- **WORK TO DO**: Leave out every picture, and retype exactly the lines from the line with "Give me the D3.js source for this chart." through the line with "const topDomain = [-18.1, 60];", both ends included.
══════
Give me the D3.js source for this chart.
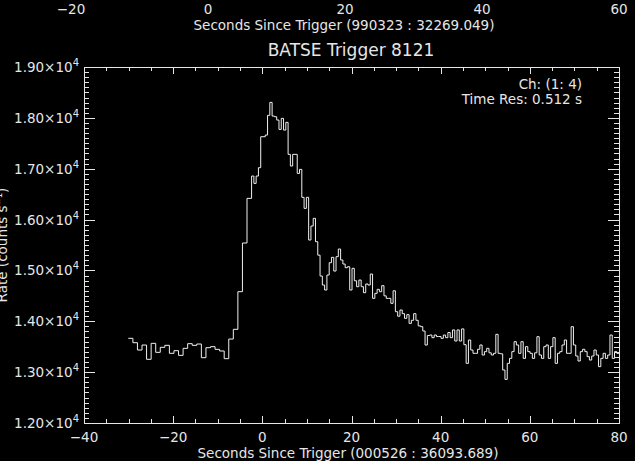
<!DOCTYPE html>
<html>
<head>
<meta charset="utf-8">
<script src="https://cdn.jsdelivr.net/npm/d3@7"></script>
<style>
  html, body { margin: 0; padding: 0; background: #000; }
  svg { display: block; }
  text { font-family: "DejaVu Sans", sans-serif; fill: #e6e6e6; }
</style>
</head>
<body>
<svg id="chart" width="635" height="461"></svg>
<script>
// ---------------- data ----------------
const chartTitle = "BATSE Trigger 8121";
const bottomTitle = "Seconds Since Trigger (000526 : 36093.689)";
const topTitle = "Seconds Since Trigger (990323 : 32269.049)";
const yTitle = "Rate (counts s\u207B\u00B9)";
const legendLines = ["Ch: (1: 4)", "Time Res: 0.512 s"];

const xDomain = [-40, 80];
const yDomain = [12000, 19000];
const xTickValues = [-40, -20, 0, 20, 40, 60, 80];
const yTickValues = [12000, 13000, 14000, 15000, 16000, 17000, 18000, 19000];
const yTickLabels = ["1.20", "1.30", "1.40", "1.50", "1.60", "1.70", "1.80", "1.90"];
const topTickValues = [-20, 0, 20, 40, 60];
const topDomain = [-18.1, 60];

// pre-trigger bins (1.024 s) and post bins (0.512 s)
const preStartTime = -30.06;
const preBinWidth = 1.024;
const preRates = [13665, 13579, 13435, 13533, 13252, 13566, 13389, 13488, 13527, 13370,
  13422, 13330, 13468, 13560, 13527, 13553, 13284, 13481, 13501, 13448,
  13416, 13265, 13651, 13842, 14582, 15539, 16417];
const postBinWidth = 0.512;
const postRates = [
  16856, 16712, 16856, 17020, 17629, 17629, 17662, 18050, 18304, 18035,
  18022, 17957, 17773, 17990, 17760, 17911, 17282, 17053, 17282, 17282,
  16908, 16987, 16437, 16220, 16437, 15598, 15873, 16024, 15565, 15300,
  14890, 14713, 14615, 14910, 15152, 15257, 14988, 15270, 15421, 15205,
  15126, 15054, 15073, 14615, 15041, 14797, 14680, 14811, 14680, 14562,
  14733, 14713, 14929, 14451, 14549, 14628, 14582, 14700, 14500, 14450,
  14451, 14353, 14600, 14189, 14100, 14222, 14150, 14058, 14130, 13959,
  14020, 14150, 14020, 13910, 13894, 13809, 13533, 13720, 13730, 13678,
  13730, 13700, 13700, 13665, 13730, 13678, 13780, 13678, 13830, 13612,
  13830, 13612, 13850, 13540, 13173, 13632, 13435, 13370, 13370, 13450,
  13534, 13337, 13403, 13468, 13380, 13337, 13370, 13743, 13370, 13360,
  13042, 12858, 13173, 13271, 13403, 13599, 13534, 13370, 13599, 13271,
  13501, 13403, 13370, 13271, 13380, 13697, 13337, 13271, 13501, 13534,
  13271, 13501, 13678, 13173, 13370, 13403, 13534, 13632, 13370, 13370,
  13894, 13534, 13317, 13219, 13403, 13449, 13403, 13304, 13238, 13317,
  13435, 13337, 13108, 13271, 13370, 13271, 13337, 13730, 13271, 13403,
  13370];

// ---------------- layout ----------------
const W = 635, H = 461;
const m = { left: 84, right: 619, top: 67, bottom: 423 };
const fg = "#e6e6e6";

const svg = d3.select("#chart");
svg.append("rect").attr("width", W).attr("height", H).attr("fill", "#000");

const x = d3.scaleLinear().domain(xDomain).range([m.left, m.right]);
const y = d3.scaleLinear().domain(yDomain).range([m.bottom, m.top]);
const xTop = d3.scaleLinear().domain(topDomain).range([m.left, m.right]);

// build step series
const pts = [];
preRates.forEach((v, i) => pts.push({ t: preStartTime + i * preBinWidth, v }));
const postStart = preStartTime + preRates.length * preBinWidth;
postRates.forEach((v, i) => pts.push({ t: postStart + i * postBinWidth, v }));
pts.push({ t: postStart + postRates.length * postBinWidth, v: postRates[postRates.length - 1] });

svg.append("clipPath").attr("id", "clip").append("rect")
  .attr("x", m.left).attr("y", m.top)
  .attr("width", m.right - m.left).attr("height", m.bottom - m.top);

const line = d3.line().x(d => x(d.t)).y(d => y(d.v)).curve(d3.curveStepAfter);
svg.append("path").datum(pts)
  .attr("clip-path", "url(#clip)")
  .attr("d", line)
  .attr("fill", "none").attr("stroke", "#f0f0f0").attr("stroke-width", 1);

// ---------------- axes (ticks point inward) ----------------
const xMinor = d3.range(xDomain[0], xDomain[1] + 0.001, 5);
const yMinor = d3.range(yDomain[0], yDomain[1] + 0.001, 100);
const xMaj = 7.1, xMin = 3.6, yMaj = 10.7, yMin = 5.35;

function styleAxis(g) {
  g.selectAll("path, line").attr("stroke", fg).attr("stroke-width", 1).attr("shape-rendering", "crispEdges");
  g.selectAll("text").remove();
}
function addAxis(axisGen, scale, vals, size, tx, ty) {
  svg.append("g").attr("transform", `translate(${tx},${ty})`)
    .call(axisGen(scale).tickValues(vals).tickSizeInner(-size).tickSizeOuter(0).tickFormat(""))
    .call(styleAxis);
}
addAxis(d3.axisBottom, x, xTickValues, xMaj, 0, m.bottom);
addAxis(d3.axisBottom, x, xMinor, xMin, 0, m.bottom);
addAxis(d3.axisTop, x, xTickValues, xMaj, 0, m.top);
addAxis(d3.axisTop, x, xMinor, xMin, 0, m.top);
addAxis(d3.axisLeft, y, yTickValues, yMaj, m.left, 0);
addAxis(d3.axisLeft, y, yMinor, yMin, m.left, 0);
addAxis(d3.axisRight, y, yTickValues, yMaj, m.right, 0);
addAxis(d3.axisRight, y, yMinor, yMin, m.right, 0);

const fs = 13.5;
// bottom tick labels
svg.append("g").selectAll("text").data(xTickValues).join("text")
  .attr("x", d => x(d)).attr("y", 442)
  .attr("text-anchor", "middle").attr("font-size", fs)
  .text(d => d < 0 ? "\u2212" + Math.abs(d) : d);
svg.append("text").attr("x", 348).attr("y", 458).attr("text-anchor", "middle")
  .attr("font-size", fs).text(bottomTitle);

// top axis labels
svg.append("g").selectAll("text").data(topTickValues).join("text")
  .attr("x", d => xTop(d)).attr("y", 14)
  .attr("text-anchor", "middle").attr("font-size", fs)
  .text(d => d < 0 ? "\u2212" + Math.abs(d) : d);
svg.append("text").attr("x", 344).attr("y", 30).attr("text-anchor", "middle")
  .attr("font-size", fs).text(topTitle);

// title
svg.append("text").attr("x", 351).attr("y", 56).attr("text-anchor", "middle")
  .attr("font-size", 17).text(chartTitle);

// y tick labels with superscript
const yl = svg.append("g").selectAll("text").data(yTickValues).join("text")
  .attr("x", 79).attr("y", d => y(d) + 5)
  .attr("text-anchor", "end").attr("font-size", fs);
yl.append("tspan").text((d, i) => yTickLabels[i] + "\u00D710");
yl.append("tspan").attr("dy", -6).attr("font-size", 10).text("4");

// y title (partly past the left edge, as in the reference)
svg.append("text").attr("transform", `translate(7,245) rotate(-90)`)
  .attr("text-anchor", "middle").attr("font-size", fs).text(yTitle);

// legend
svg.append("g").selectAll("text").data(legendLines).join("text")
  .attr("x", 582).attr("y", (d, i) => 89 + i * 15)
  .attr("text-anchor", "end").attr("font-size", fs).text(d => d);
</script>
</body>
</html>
══════
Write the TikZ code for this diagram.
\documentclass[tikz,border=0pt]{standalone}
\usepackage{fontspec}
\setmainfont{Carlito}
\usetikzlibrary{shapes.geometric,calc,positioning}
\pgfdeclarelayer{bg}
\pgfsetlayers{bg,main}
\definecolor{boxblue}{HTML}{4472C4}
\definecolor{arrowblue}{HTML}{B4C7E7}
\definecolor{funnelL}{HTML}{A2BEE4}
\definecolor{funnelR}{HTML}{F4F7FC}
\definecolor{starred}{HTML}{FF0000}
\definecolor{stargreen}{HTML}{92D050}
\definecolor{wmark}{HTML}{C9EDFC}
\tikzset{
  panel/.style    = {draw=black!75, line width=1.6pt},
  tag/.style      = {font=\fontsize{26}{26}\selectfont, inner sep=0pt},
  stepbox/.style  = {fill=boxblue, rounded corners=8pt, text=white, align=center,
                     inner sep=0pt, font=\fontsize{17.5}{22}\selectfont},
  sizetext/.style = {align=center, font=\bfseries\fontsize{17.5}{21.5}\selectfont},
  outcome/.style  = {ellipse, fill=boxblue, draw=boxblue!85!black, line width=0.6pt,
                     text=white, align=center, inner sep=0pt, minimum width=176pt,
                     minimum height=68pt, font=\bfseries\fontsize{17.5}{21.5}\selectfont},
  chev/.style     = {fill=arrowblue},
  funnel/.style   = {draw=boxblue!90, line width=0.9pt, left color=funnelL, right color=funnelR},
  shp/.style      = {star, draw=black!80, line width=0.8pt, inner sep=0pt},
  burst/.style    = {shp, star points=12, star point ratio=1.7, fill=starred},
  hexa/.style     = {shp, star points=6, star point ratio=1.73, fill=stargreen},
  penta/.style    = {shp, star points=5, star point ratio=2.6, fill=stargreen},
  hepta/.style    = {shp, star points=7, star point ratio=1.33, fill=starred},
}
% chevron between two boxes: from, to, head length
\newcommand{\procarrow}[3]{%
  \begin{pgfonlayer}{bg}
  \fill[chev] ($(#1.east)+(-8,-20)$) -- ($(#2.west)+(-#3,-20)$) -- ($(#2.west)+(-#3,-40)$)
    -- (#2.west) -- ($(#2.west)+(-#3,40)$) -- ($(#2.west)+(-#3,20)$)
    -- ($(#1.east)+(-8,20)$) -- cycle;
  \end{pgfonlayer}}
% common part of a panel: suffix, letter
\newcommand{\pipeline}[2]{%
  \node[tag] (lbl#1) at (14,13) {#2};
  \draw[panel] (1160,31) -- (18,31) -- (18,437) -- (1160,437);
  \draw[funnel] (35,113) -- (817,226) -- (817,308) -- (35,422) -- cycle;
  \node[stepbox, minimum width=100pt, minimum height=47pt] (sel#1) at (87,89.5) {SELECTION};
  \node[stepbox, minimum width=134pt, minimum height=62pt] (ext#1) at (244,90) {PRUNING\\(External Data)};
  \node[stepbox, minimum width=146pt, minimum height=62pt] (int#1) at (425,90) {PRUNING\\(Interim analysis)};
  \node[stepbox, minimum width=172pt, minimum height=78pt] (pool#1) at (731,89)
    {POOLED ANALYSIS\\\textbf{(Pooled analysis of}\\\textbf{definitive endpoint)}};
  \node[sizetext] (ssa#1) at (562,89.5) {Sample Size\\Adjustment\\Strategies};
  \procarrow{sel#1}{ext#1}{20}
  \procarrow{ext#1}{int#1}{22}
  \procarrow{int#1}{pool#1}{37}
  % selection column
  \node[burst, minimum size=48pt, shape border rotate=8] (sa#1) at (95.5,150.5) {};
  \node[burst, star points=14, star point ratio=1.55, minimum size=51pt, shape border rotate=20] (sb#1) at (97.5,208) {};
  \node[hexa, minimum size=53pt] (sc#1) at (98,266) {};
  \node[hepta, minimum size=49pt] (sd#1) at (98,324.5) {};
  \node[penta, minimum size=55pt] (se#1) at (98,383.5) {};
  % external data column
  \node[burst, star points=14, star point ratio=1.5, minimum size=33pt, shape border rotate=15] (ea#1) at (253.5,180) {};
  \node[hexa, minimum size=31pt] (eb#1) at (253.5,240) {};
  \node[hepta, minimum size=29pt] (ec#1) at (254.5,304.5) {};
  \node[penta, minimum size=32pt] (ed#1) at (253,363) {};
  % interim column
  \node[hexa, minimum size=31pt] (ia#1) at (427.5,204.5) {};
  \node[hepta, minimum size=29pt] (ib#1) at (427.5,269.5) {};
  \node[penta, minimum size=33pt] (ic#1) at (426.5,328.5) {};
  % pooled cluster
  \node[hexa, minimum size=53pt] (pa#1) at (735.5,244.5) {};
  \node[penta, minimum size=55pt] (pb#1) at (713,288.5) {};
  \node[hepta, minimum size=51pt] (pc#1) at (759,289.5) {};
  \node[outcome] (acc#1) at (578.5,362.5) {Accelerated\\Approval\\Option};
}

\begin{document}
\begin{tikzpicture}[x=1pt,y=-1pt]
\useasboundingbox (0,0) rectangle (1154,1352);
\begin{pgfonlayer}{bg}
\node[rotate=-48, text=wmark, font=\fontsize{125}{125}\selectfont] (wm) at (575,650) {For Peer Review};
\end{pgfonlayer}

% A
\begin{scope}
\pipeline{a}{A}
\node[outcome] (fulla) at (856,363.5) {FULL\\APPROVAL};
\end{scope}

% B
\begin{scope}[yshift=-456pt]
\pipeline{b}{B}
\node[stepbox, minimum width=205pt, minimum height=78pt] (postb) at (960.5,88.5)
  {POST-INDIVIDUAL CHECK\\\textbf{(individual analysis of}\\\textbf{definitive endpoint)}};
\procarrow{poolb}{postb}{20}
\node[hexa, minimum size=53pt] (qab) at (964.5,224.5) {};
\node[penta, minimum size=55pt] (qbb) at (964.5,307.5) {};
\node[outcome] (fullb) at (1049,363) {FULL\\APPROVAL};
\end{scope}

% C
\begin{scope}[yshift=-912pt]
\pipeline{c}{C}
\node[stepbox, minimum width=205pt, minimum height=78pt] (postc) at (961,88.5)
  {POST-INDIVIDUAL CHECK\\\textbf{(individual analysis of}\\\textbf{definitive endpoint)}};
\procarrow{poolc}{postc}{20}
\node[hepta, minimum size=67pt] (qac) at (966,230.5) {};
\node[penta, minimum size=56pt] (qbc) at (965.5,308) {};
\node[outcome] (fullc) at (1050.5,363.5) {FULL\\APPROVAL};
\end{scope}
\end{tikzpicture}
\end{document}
══════
- **THE RESPONSE**:
Give me the D3.js source for this chart.
<!DOCTYPE html>
<html>
<head>
<meta charset="utf-8">
<script src="https://cdn.jsdelivr.net/npm/d3@7"></script>
<style>
  html, body { margin: 0; padding: 0; background: #000; }
  svg { display: block; }
  text { font-family: "DejaVu Sans", sans-serif; fill: #e6e6e6; }
</style>
</head>
<body>
<svg id="chart" width="635" height="461"></svg>
<script>
// ---------------- data ----------------
const chartTitle = "BATSE Trigger 8121";
const bottomTitle = "Seconds Since Trigger (000526 : 36093.689)";
const topTitle = "Seconds Since Trigger (990323 : 32269.049)";
const yTitle = "Rate (counts s\u207B\u00B9)";
const legendLines = ["Ch: (1: 4)", "Time Res: 0.512 s"];

const xDomain = [-40, 80];
const yDomain = [12000, 19000];
const xTickValues = [-40, -20, 0, 20, 40, 60, 80];
const yTickValues = [12000, 13000, 14000, 15000, 16000, 17000, 18000, 19000];
const yTickLabels = ["1.20", "1.30", "1.40", "1.50", "1.60", "1.70", "1.80", "1.90"];
const topTickValues = [-20, 0, 20, 40, 60];
const topDomain = [-18.1, 60];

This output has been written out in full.